# TASK BRIEF
Return only the count of lines in which the word "this" appears.

# DATA ENTRIES

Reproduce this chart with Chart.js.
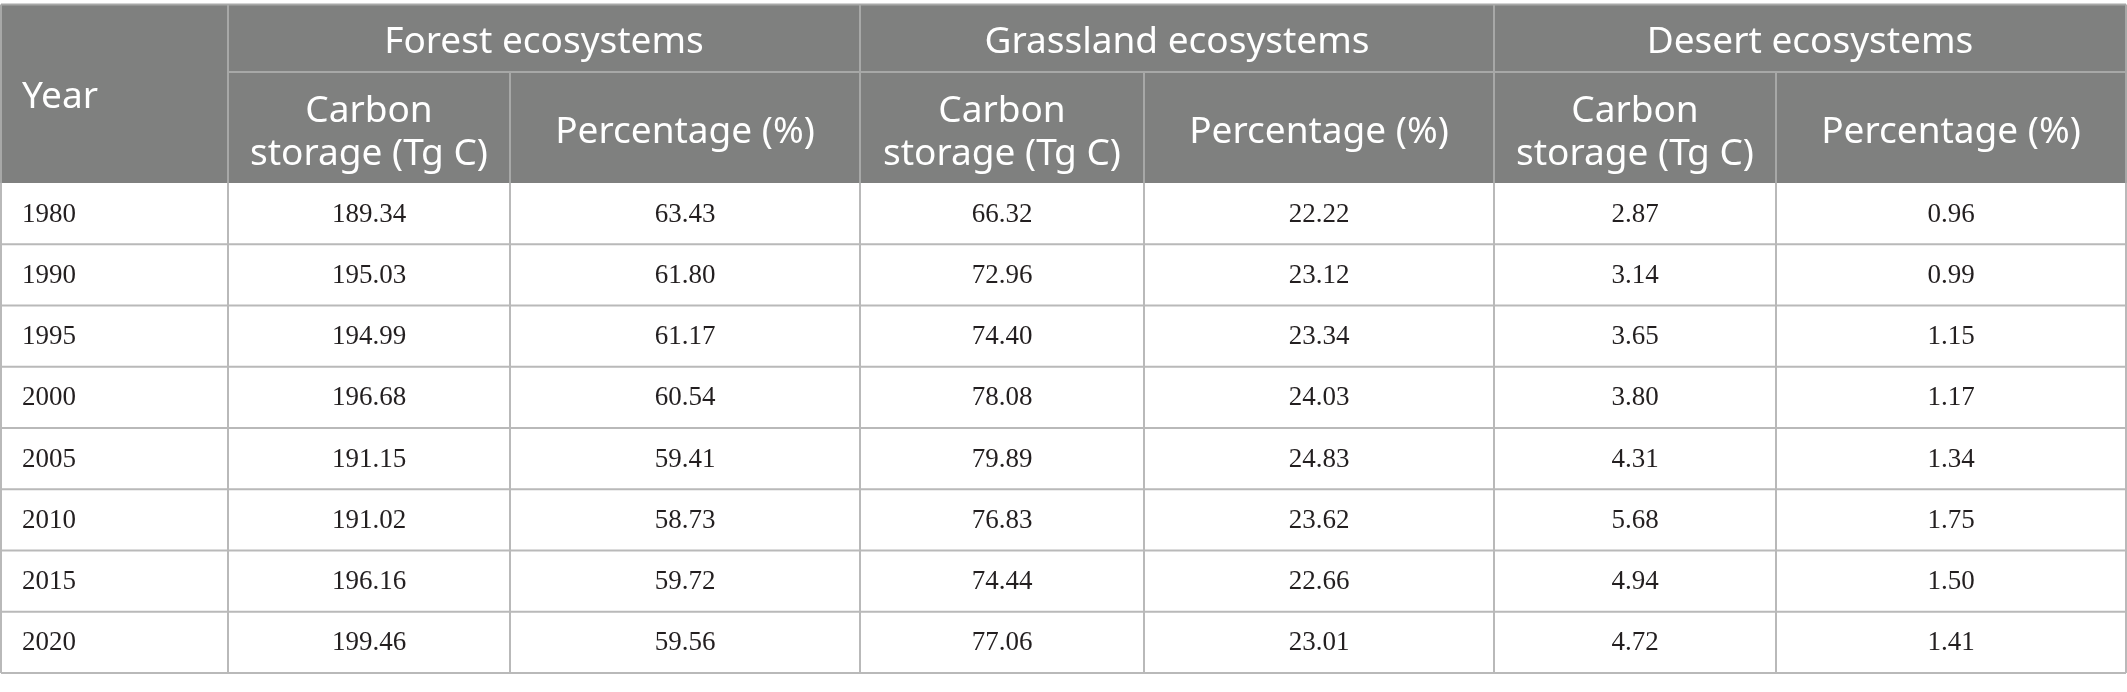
<!DOCTYPE html>
<html>
<head>
<meta charset="utf-8">
<script src="https://cdn.jsdelivr.net/npm/chart.js@4.4.1/dist/chart.umd.min.js"></script>
<style>
    html, body { margin: 0; padding: 0; background: #ffffff; }
    #wrap { width: 2127px; height: 692px; }
</style>
</head>
<body>
<div id="wrap"><canvas id="carbonTable" width="2127" height="692"></canvas></div>
<script>
// Table values
const years = [1980, 1990, 1995, 2000, 2005, 2010, 2015, 2020];
const forestStorage = [189.34, 195.03, 194.99, 196.68, 191.15, 191.02, 196.16, 199.46];
const forestPct = [63.43, 61.80, 61.17, 60.54, 59.41, 58.73, 59.72, 59.56];
const grassStorage = [66.32, 72.96, 74.40, 78.08, 79.89, 76.83, 74.44, 77.06];
const grassPct = [22.22, 23.12, 23.34, 24.03, 24.83, 23.62, 22.66, 23.01];
const desertStorage = [2.87, 3.14, 3.65, 3.80, 4.31, 5.68, 4.94, 4.72];
const desertPct = [0.96, 0.99, 1.15, 1.17, 1.34, 1.75, 1.50, 1.41];

// Header text
const yearLabel = "Year";
const groupLabels = ["Forest ecosystems", "Grassland ecosystems", "Desert ecosystems"];
const subLabels = [["Carbon", "storage (Tg C)"], ["Percentage (%)"]];

// Layout (in canvas units, mapped through the chart scales)
const W = 2127, H = 692;
const colEdges = [1, 228, 510, 860, 1144, 1494, 1776, 2126];
const tableTop = 4.5;
const groupBottom = 72;
const headBottom = 183;
const rowH = 61.25;

const HEAD_BG = '#7f807f';
const HEAD_LINE = '#a7a8a7';
const BODY_LINE = '#b9b9b9';
const HEAD_FONT = '37px "Noto Sans", "Open Sans", sans-serif';
const BODY_FONT = '27px "Liberation Serif", "DejaVu Serif", serif';

const tablePlugin = {
    id: 'tablePlugin',
    afterDraw(chart) {
        const ctx = chart.ctx;
        const sx = chart.scales.x, sy = chart.scales.y;
        const px = v => sx.getPixelForValue(v);
        const py = v => sy.getPixelForValue(v);
        const left = colEdges[0], right = colEdges[colEdges.length - 1];
        const bottom = headBottom + rowH * years.length;

        const line = (x1, y1, x2, y2, color) => {
            ctx.beginPath();
            ctx.strokeStyle = color;
            ctx.lineWidth = 2;
            ctx.moveTo(px(x1), py(y1));
            ctx.lineTo(px(x2), py(y2));
            ctx.stroke();
        };

        ctx.save();

        // header background
        ctx.fillStyle = HEAD_BG;
        ctx.fillRect(px(left), py(tableTop), px(right) - px(left), py(headBottom) - py(tableTop));

        // body grid
        for (let i = 1; i <= years.length; i++) {
            const yy = headBottom + i * rowH;
            line(left, yy, right, yy, BODY_LINE);
        }
        colEdges.forEach(c => line(c, headBottom, c, bottom, BODY_LINE));

        // header grid
        line(left, tableTop, right, tableTop, HEAD_LINE);
        line(colEdges[1], groupBottom, right, groupBottom, HEAD_LINE);
        [0, 1, 3, 5, 7].forEach(i => line(colEdges[i], tableTop, colEdges[i], headBottom, HEAD_LINE));
        [2, 4, 6].forEach(i => line(colEdges[i], groupBottom, colEdges[i], headBottom, HEAD_LINE));

        // header text
        ctx.fillStyle = '#ffffff';
        ctx.font = HEAD_FONT;
        ctx.textBaseline = 'middle';
        ctx.textAlign = 'left';
        ctx.fillText(yearLabel, px(22), py((tableTop + headBottom) / 2 + 4));

        ctx.textAlign = 'center';
        groupLabels.forEach((g, gi) => {
            const a = colEdges[1 + gi * 2], b = colEdges[3 + gi * 2];
            ctx.fillText(g, px((a + b) / 2), py((tableTop + groupBottom) / 2 + 4));
            subLabels.forEach((lines, si) => {
                const c1 = colEdges[1 + gi * 2 + si], c2 = colEdges[2 + gi * 2 + si];
                const mid = (groupBottom + headBottom) / 2 + 5;
                const lh = 43;
                lines.forEach((t, li) => {
                    const yy = mid + (li - (lines.length - 1) / 2) * lh;
                    ctx.fillText(t, px((c1 + c2) / 2), py(yy));
                });
            });
        });

        // body text
        const columns = [forestStorage, forestPct, grassStorage, grassPct, desertStorage, desertPct];
        ctx.fillStyle = '#231f20';
        ctx.font = BODY_FONT;
        years.forEach((yr, r) => {
            const yy = headBottom + (r + 0.5) * rowH + 1;
            ctx.textAlign = 'left';
            ctx.fillText(String(yr), px(22), py(yy));
            ctx.textAlign = 'center';
            columns.forEach((col, ci) => {
                const mid = (colEdges[ci + 1] + colEdges[ci + 2]) / 2;
                ctx.fillText(col[r].toFixed(2), px(mid), py(yy));
            });
        });

        ctx.restore();
    }
};

new Chart(document.getElementById('carbonTable'), {
    type: 'scatter',
    data: { datasets: [{ data: [], pointRadius: 0 }] },
    options: {
        responsive: false,
        devicePixelRatio: 1,
        animation: false,
        layout: { padding: 0 },
        events: [],
        plugins: {
            legend: { display: false },
            tooltip: { enabled: false }
        },
        scales: {
            x: { type: 'linear', min: 0, max: W, display: false },
            y: { type: 'linear', min: 0, max: H, reverse: true, display: false }
        }
    },
    plugins: [tablePlugin]
});
</script>
</body>
</html>
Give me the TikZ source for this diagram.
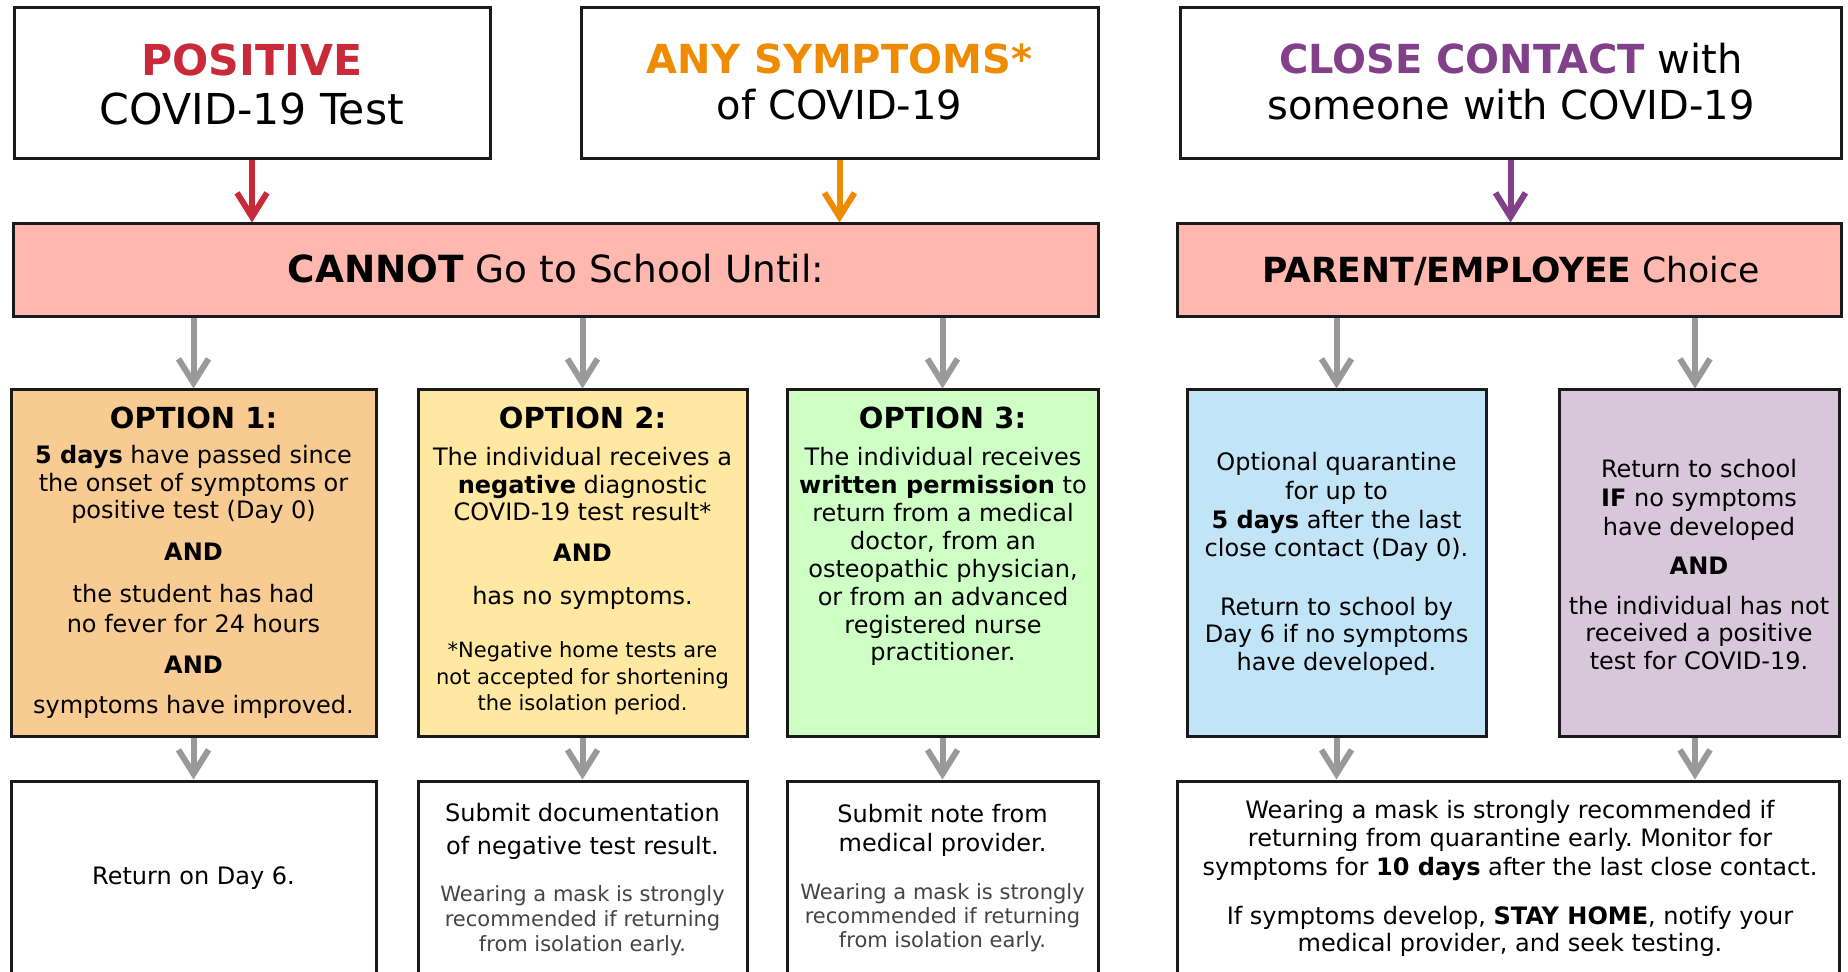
\documentclass[tikz,border=0pt]{standalone}
\usepackage{fontspec}
\setmainfont{DejaVu Sans}
\usetikzlibrary{arrows.meta}
\definecolor{cred}{HTML}{C82A3A}
\definecolor{corange}{HTML}{EF8B00}
\definecolor{cpurple}{HTML}{82408A}
\definecolor{cpink}{HTML}{FFB8B0}
\definecolor{copta}{HTML}{F7CB91}
\definecolor{coptb}{HTML}{FFE8A2}
\definecolor{coptc}{HTML}{CEFFC5}
\definecolor{cblue}{HTML}{C2E4F7}
\definecolor{clilac}{HTML}{D8C6DA}
\definecolor{cgreyarr}{HTML}{999999}
\definecolor{cgreytxt}{HTML}{444444}
\definecolor{cborder}{HTML}{1A1A1A}
\frenchspacing
\newcommand{\myTitleFontA}{\fontsize{21.3}{25}\selectfont}
\newcommand{\myTitleFont}{\fontsize{20}{22.5}\selectfont}
\newcommand{\myBarFont}{\fontsize{18.7}{22}\selectfont}
\newcommand{\myBarFontB}{\fontsize{17.3}{21}\selectfont}
\newcommand{\myHeadFont}{\fontsize{14.5}{17}\selectfont\bfseries}
\tikzset{
  box/.style={draw=cborder, line width=1.5pt, inner sep=0pt, rectangle},
  txt/.style={anchor=base, align=center, inner sep=0pt},
  body/.style={txt, font=\fontsize{12}{#1}\selectfont},
  small/.style={txt, font=\fontsize{10.5}{#1}\selectfont, text=cgreytxt},
  head/.style={txt, font=\myHeadFont},
  andtxt/.style={txt, font=\fontsize{12}{14}\selectfont\bfseries},
  arr/.style={line width=3pt, -{Straight Barb[length=12pt,width=15pt]}},
  grarr/.style={arr, draw=cgreyarr}
}
\begin{document}
\begin{tikzpicture}[x=0.5pt,y=-0.5pt]
\useasboundingbox (0,0) rectangle (1848,972);
\clip (0,0) rectangle (1848,972);
\fill[white] (0,0) rectangle (1848,972);

% top boxes
\node[box, fill=white, minimum width=238pt, minimum height=75.5pt] (pos) at (252,83.5) {};
\node[txt, font=\myTitleFontA\bfseries, text=cred] (posA) at (252,76) {POSITIVE};
\node[txt, font=\myTitleFontA] (posB) at (252,125) {COVID-19 Test};

\node[box, fill=white, minimum width=258.5pt, minimum height=75.5pt] (sym) at (839.5,83.5) {};
\node[txt, font=\myTitleFont\bfseries, text=corange] (symA) at (839.5,74) {ANY SYMPTOMS*};
\node[txt, font=\myTitleFont] (symB) at (839.5,120) {of COVID-19};

\node[box, fill=white, minimum width=330.5pt, minimum height=75.5pt] (close) at (1510.5,83.5) {};
\node[txt, font=\myTitleFont] (closeA) at (1511,74) {\textcolor{cpurple}{\bfseries CLOSE CONTACT} with};
\node[txt, font=\myTitleFont] (closeB) at (1511,120) {someone with COVID-19};

% bars
\node[box, fill=cpink, minimum width=542.5pt, minimum height=46.5pt] (cannot) at (555.5,270.5) {};
\node[txt, font=\myBarFont] (cannotT) at (556,283) {\textbf{CANNOT} Go to School Until:};
\node[box, fill=cpink, minimum width=332pt, minimum height=46.5pt] (parent) at (1509,270.5) {};
\node[txt, font=\myBarFontB] (parentT) at (1511,283) {\textbf{PARENT/EMPLOYEE} Choice};

% option boxes
\node[box, fill=copta, minimum width=182.5pt, minimum height=173.5pt] (opt1) at (193.5,563.5) {};
\node[box, fill=coptb, minimum width=164.5pt, minimum height=173.5pt] (opt2) at (582.5,563.5) {};
\node[box, fill=coptc, minimum width=155.5pt, minimum height=173.5pt] (opt3) at (942.5,563.5) {};
\node[box, fill=cblue, minimum width=149.5pt, minimum height=173.5pt] (quar) at (1336.5,563.5) {};
\node[box, fill=clilac, minimum width=140pt, minimum height=173.5pt] (ret) at (1699,563.5) {};
\coordinate (retx) at (1695,0);

% option 1 text (y = baseline of last line)
\node[head] (o1h) at (193.5,429) {OPTION 1:};
\node[body=13.75] (o1a) at (193.5,519) {\textbf{5 days} have passed since\\the onset of symptoms or\\positive test (Day 0)};
\node[andtxt] (o1and1) at (193.5,561) {AND};
\node[body=15] (o1b) at (193.5,633) {the student has had\\no fever for 24 hours};
\node[andtxt] (o1and2) at (193.5,674) {AND};
\node[body=14] (o1c) at (193.5,714) {symptoms have improved.};

% option 2 text
\node[head] (o2h) at (582.5,429) {OPTION 2:};
\node[body=13.75] (o2a) at (582.5,521) {The individual receives a\\\textbf{negative} diagnostic\\COVID-19 test result*};
\node[andtxt] (o2and) at (582.5,562) {AND};
\node[body=14] (o2b) at (582.5,605) {has no symptoms.};
\node[small=13.25, text=black] (o2c) at (582.5,711) {*Negative home tests are\\not accepted for shortening\\the isolation period.};

% option 3 text
\node[head] (o3h) at (942.5,429) {OPTION 3:};
\node[body=13.95] (o3a) at (943,661) {The individual receives\\\textbf{written permission} to\\return from a medical\\doctor, from an\\osteopathic physician,\\or from an advanced\\registered nurse\\practitioner.};

% quarantine text
\node[body=14.35] (qa) at (1336.5,557) {Optional quarantine\\for up to\\\textbf{5 days} after the last\\close contact (Day 0).};
\node[body=14] (qb) at (1336.5,671) {Return to school by\\Day 6 if no symptoms\\have developed.};

% return text
\node[body=14.5] (ra) at (1699,536) {Return to school\\\textbf{IF} no symptoms\\have developed};
\node[andtxt] (rand) at (1699,575) {AND};
\node[body=14] (rb) at (1699,670) {the individual has not\\received a positive\\test for COVID-19.};

% bottom boxes
\node[box, fill=white, minimum width=182.5pt, minimum height=110pt] (b1) at (193.5,891) {};
\node[box, fill=white, minimum width=164.5pt, minimum height=110pt] (b2) at (582.5,891) {};
\node[box, fill=white, minimum width=155.5pt, minimum height=110pt] (b3) at (942.5,891) {};
\node[box, fill=white, minimum width=331pt, minimum height=110pt] (b4) at (1508,891) {};

\node[body=14] (b1t) at (193.5,884) {Return on Day 6.};
\node[body=16.5] (b2t) at (582.5,854) {Submit documentation\\of negative test result.};
\node[small=12.5] (b2s) at (582.5,951) {Wearing a mask is strongly\\recommended if returning\\from isolation early.};
\node[body=14.5] (b3t) at (942.5,851) {Submit note from\\medical provider.};
\node[small=12] (b3s) at (942.5,947) {Wearing a mask is strongly\\recommended if returning\\from isolation early.};
\node[body=14.25] (b4a) at (1510,875) {Wearing a mask is strongly recommended if\\returning from quarantine early. Monitor for\\symptoms for \textbf{10 days} after the last close contact.};
\node[body=13.5] (b4b) at (1510,951) {If symptoms develop, \textbf{STAY HOME}, notify your\\medical provider, and seek testing.};

% arrows
\draw[arr, draw=cred] (pos.south) -- (pos.south |- cannot.north);
\draw[arr, draw=corange] (sym.south) -- (sym.south |- cannot.north);
\draw[arr, draw=cpurple] (close.south) -- (close.south |- parent.north);

\draw[grarr] (cannot.south -| opt1.north) -- (opt1.north);
\draw[grarr] (cannot.south -| opt2.north) -- (opt2.north);
\draw[grarr] (cannot.south -| opt3.north) -- (opt3.north);
\draw[grarr] (parent.south -| quar.north) -- (quar.north);
\draw[grarr] (parent.south -| retx) -- (ret.north -| retx);

\draw[grarr] (opt1.south) -- (b1.north);
\draw[grarr] (opt2.south) -- (b2.north);
\draw[grarr] (opt3.south) -- (b3.north);
\draw[grarr] (quar.south) -- (quar.south |- b4.north);
\draw[grarr] (ret.south -| retx) -- (b4.north -| retx);
\end{tikzpicture}
\end{document}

# EXERCISE ANSWER
2